My experience over the decades that I've dealt with this has been that, in the big picture, I'm at a place where I really don't much care. It's all good. And furthermore, I think that most of us are genuinely pleased with this whole business of Mother Nature and her seasonal changes. Knowing that it happens every year is actually very comforting when we think about it. The sun
does its thing, the planets do their thing, the moons spinning around the planets do theirs. And we adapt.
The coming and going and coming again has a rhythm that fits us human being quite nicely. We know what to expect, and how to deal with it; and for most of us, it works pretty well. Religions from the earliest human communities on earth have been based generally on the progression of the seasons. Stories of creation of the world, of birth, and of death ? all of these come from observation of the "natural" world. In our own Judeo-Christian tradition ? from which the Unitarians and the Universalists emerged ? the stories that informed the people were of seasonal changes and the agrarian culture that brought about civilization as we know it.

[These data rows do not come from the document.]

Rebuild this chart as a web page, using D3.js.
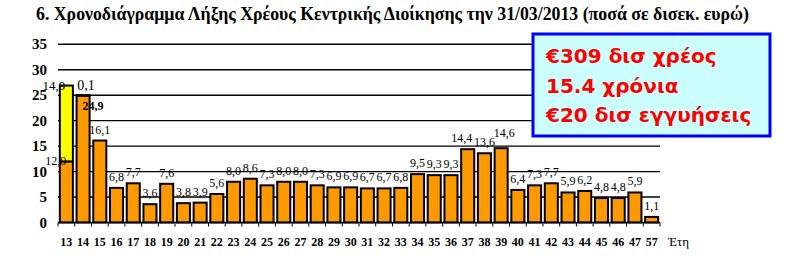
<!DOCTYPE html>
<html>
<head>
<meta charset="utf-8">
<title>Χρονοδιάγραμμα Λήξης Χρέους</title>
<style>
  body { margin: 0; background: #fff; }
  svg text { font-family: "Liberation Serif", "Times New Roman", serif; }
</style>
</head>
<body>
<svg id="chart" width="797" height="261"></svg>
<script src="https://d3js.org/d3.v7.min.js"></script>
<script>
// years of maturity
var years = ["13","14","15","16","17","18","19","20","21","22","23","24","25","26","27","28","29","30",
             "31","32","33","34","35","36","37","38","39","40","41","42","43","44","45","46","47","57"];
// main amounts (orange)
var amounts = [12.0,24.9,16.1,6.8,7.7,3.6,7.6,3.8,3.9,5.6,8.0,8.6,7.3,8.0,8.0,7.3,6.9,6.9,
               6.7,6.7,6.8,9.5,9.3,9.3,14.4,13.6,14.6,6.4,7.3,7.7,5.9,6.2,4.8,4.8,5.9,1.1];
// extra amounts stacked on top (yellow)
var extra = [14.9,0.1,0,0,0,0,0,0,0,0,0,0,0,0,0,0,0,0,
             0,0,0,0,0,0,0,0,0,0,0,0,0,0,0,0,0,0];
var yTicks = [0,5,10,15,20,25,30,35];
var boxLines = ["€309 δισ χρέος", "15.4 χρόνια", "€20 δισ εγγυήσεις"];

var svg = d3.select("#chart");

var x = d3.scaleBand().domain(years).range([58, 660]).paddingInner(0.22).paddingOuter(0.11);
var y = d3.scaleLinear().domain([0, 35]).range([222.5, 44.3]);

// title
svg.append("text")
    .attr("x", 36).attr("y", 20)
    .style("font-size", "17.8px").style("font-weight", "bold")
    .text("6. Χρονοδιάγραμμα Λήξης Χρέους Κεντρικής Διοίκησης την 31/03/2013 (ποσά σε δισεκ. ευρώ)");

// grid lines
svg.append("g").selectAll("line")
    .data(yTicks.slice(1))
    .enter().append("line")
    .attr("x1", 58).attr("x2", 660)
    .attr("y1", function(d) { return y(d); })
    .attr("y2", function(d) { return y(d); })
    .attr("stroke", "#000").attr("stroke-width", 1.4);

// y tick labels
svg.append("g").selectAll("text")
    .data(yTicks)
    .enter().append("text")
    .attr("x", 47).attr("y", function(d) { return y(d) + 5; })
    .attr("text-anchor", "end")
    .style("font-size", "15px").style("font-weight", "bold")
    .text(function(d) { return d; });

// bars
var bars = svg.append("g");
years.forEach(function(yr, i) {
    bars.append("rect")
        .attr("x", x(yr)).attr("width", x.bandwidth())
        .attr("y", y(amounts[i])).attr("height", y(0) - y(amounts[i]))
        .attr("fill", "#ff9900").attr("stroke", "#000").attr("stroke-width", 2);
    if (extra[i] > 0) {
        bars.append("rect")
            .attr("x", x(yr)).attr("width", x.bandwidth())
            .attr("y", y(amounts[i] + extra[i])).attr("height", y(amounts[i]) - y(amounts[i] + extra[i]))
            .attr("fill", "#ffff00").attr("stroke", "#000").attr("stroke-width", 2);
    }
});

// x axis
var xAxis = svg.append("g");
xAxis.append("line")
    .attr("x1", 58).attr("x2", 660).attr("y1", y(0)).attr("y2", y(0))
    .attr("stroke", "#000").attr("stroke-width", 1.4);
var bounds = years.map(function(d) { return x(d) - x.step() * x.paddingInner() / 2; });
bounds.push(660);
bounds[0] = 58;
xAxis.selectAll("line.tick")
    .data(bounds)
    .enter().append("line").attr("class", "tick")
    .attr("x1", function(d) { return d; }).attr("x2", function(d) { return d; })
    .attr("y1", y(0)).attr("y2", y(0) + 4)
    .attr("stroke", "#000").attr("stroke-width", 1);
xAxis.selectAll("text")
    .data(years)
    .enter().append("text")
    .attr("x", function(d) { return x(d) + x.bandwidth() / 2; })
    .attr("y", 246)
    .attr("text-anchor", "middle")
    .style("font-size", "12px").style("font-weight", "bold")
    .text(function(d) { return d; });
svg.append("text")
    .attr("x", 668).attr("y", 246)
    .style("font-size", "13px")
    .text("Έτη");

// value labels (small nudges where labels crowd, as in the original)
var nudge = { "37": [-6, 0], "39": [3, -4] };
function fmt(v) { return v.toFixed(1).replace(".", ","); }
var labels = svg.append("g").style("font-size", "12px");
years.forEach(function(yr, i) {
    var cx = x(yr) + x.bandwidth() / 2;
    var n = nudge[yr] || [0, 0];
    if (extra[i] > 0 && i === 0) {
        labels.append("text").attr("x", cx - 1).attr("y", y(amounts[i] + extra[i]) + 4)
            .attr("text-anchor", "end").style("font-size", "13px").text(fmt(extra[i]));
        labels.append("text").attr("x", cx).attr("y", y(amounts[i]) + 4)
            .attr("text-anchor", "end").text(fmt(amounts[i]));
    } else if (extra[i] > 0) {
        labels.append("text").attr("x", cx + 3).attr("y", y(amounts[i] + extra[i]) - 5)
            .attr("text-anchor", "middle").style("font-size", "14px").text(fmt(extra[i]));
        labels.append("text").attr("x", cx + 10).attr("y", y(amounts[i]) + 14)
            .attr("text-anchor", "middle").style("font-weight", "bold").text(fmt(amounts[i]));
    } else {
        labels.append("text").attr("x", cx + n[0]).attr("y", y(amounts[i]) - 7 + n[1])
            .attr("text-anchor", "middle").text(fmt(amounts[i]));
    }
});

// summary box
svg.append("rect")
    .attr("x", 533).attr("y", 34).attr("width", 237).attr("height", 102)
    .attr("fill", "#ccffff").attr("stroke", "#0000ff").attr("stroke-width", 3);
svg.append("g").selectAll("text")
    .data(boxLines)
    .enter().append("text")
    .attr("x", 546).attr("y", function(d, i) { return 63 + i * 29.5; })
    .style("font-family", "\"DejaVu Sans\", Verdana, sans-serif")
    .style("font-size", "20px").style("font-weight", "bold").attr("fill", "#ff0000")
    .text(function(d) { return d; });
</script>
</body>
</html>
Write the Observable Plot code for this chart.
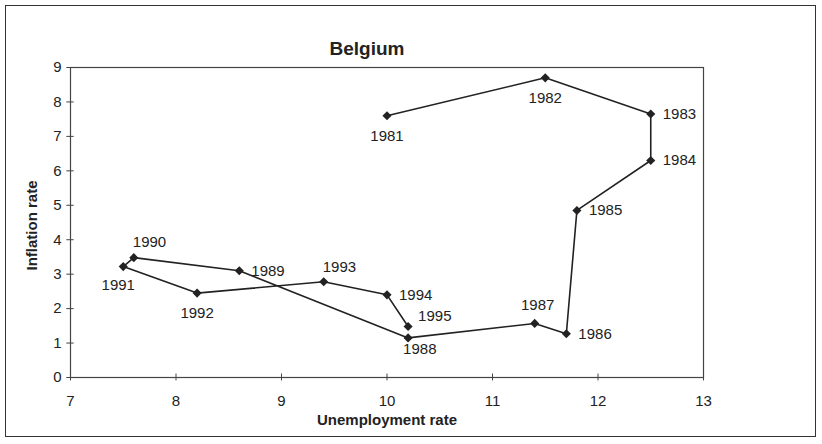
<!DOCTYPE html>
<html>
<head>
<meta charset="utf-8">
<script src="https://cdn.jsdelivr.net/npm/d3@7"></script>
<script src="https://cdn.jsdelivr.net/npm/@observablehq/plot@0.6"></script>
<style>
  html, body { margin: 0; padding: 0; background: #fff; }
  #wrap { position: relative; width: 822px; height: 444px; }
  #box { position: absolute; left: 5px; top: 5px; width: 811px; height: 432px; border: 1.5px solid #333; box-sizing: border-box; pointer-events: none; }
</style>
</head>
<body>
<div id="wrap"><div id="box"></div></div>
<script>
const years = [1981, 1982, 1983, 1984, 1985, 1986, 1987, 1988, 1989, 1990, 1991, 1992, 1993, 1994, 1995];
const unemployment = [10.0, 11.5, 12.5, 12.5, 11.8, 11.7, 11.4, 10.2, 8.6, 7.6, 7.5, 8.2, 9.4, 10.0, 10.2];
const inflation = [7.6, 8.7, 7.65, 6.3, 4.85, 1.27, 1.57, 1.15, 3.1, 3.48, 3.22, 2.45, 2.78, 2.4, 1.48];
const xTicks = [7, 8, 9, 10, 11, 12, 13];
const yTicks = [0, 1, 2, 3, 4, 5, 6, 7, 8, 9];
const title = "Belgium";
const xLabel = "Unemployment rate";
const yLabel = "Inflation rate";

const data = years.map((year, i) => ({year, u: unemployment[i], inf: inflation[i]}));

const below = new Set([1981, 1982, 1992]);
const belowLeft = new Set([1991]);
const right = new Set([1983, 1984, 1985, 1986, 1989, 1994]);
const above = new Set([1987]);
const aboveRight = new Set([1990, 1993]);
const belowRight = new Set([1988]);
const rightUp = new Set([1995]);

const ink = "#222";
const font = "'Liberation Sans', Arial, sans-serif";
const pick = (s) => data.filter(d => s.has(d.year));
const lbl = (s, opts) => Plot.text(pick(s), {x: "u", y: "inf", text: d => String(d.year), fill: ink, fontSize: 15, ...opts});

const chart = Plot.plot({
  width: 822,
  height: 444,
  marginLeft: 70,
  marginRight: 119,
  marginTop: 67,
  marginBottom: 67,
  style: {fontFamily: font, background: "transparent", overflow: "visible"},
  x: {type: "linear", domain: [7, 13]},
  y: {type: "linear", domain: [0, 9]},
  marks: [
    Plot.frame({stroke: "#444", strokeWidth: 1.2}),
    Plot.axisX({ticks: xTicks, tickSize: 0, tickPadding: 18, fontSize: 15, fill: ink, label: null, tickFormat: d => String(d)}),
    Plot.axisY({ticks: yTicks, tickSize: 0, tickPadding: 9, fontSize: 15, fill: ink, label: null, tickFormat: d => String(d)}),
    Plot.ruleX(xTicks, {x: d => d, y1: -0.1, y2: 0.1, stroke: "#444", strokeWidth: 1}),
    Plot.ruleY(yTicks, {y: d => d, x1: 6.965, x2: 7.035, stroke: "#444", strokeWidth: 1}),
    Plot.line(data, {x: "u", y: "inf", stroke: ink, strokeWidth: 1.6}),
    Plot.dot(data, {x: "u", y: "inf", symbol: "diamond2", r: 4.1, fill: ink, stroke: "none"}),
    lbl(below, {dy: 20}),
    lbl(belowLeft, {dx: -5, dy: 19}),
    lbl(right, {textAnchor: "start", dx: 12, dy: 0}),
    lbl(above, {dx: 3, dy: -18}),
    lbl(aboveRight, {textAnchor: "start", dx: -1, dy: -15}),
    lbl(belowRight, {textAnchor: "start", dx: -5, dy: 11}),
    lbl(rightUp, {textAnchor: "start", dx: 10, dy: -10}),
    Plot.text([title], {frameAnchor: "top", dx: -20, dy: -26, fontSize: 19, fontWeight: "bold", fill: ink}),
    Plot.text([xLabel], {frameAnchor: "bottom", dy: 47, fontSize: 15, fontWeight: "bold", fill: ink, style: "letter-spacing:0.5px"}),
    Plot.text([yLabel], {frameAnchor: "left", textAnchor: "middle", dx: -38, dy: 3, rotate: -90, fontSize: 15, fontWeight: "bold", fill: ink})
  ]
});

chart.style.position = "absolute";
chart.style.left = "0"; chart.style.top = "0";
document.getElementById("wrap").appendChild(chart);
</script>
</body>
</html>
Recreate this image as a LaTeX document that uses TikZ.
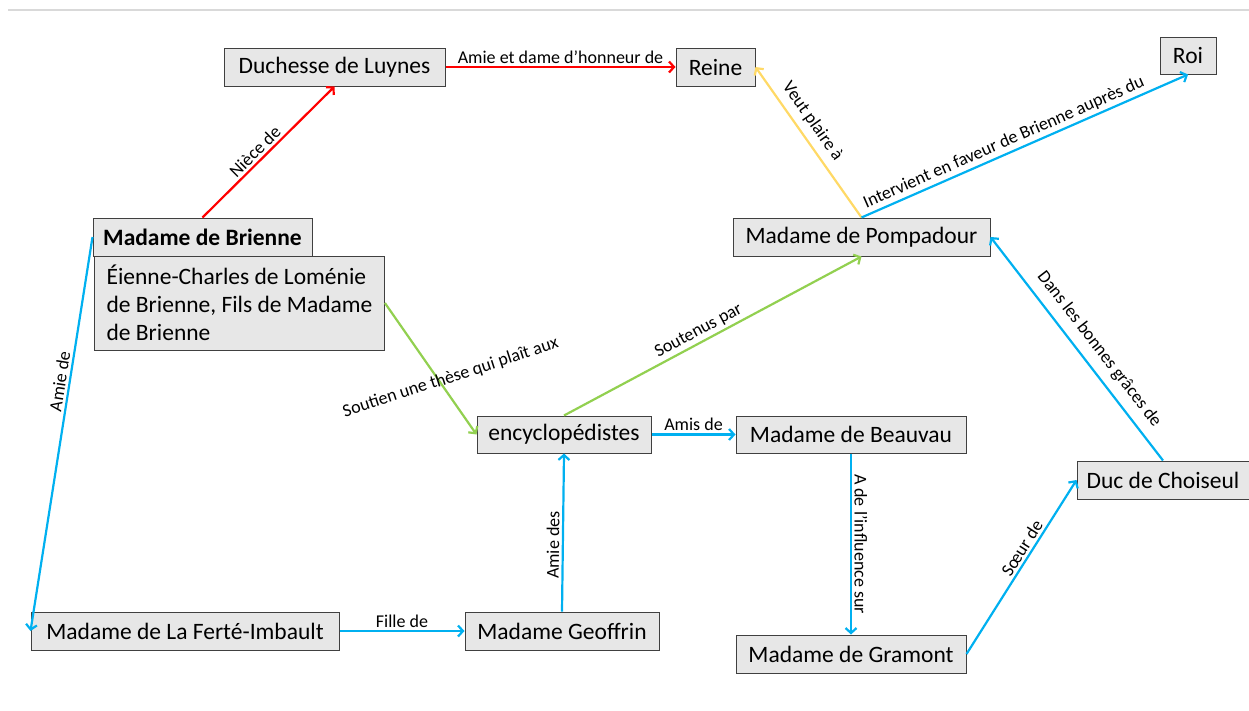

Unlike most species, of course, human beings don't just observe their surroundings, but think about them. We are the species that knows that we are mortal, that once we were not, and that sometime in the future, we shall be not, again. We speak of the "seasons of our lives," and of how life can fit into a pattern that replicates other forms of living beings, and of the planet itself. It's this kind of thinking that allows us to look back at our pasts and forward to the future, while balancing ourselves on the slippery edge of the present.
Our knowledge of being on this slippery edge of life causes us to stop and think; to call upon the strength our faith can bring to us, through our congregation, our Association, our caring for one another. And as we find ourselves slipping into the summer that begins this very day, we look forward to what's ahead in these heady, beautiful months in the place in which we live, and where we respond to the peace of summer that bids us welcome. Summer is a time to refresh, to catch up, to plan, to give thanks, and to relax and enjoy it all.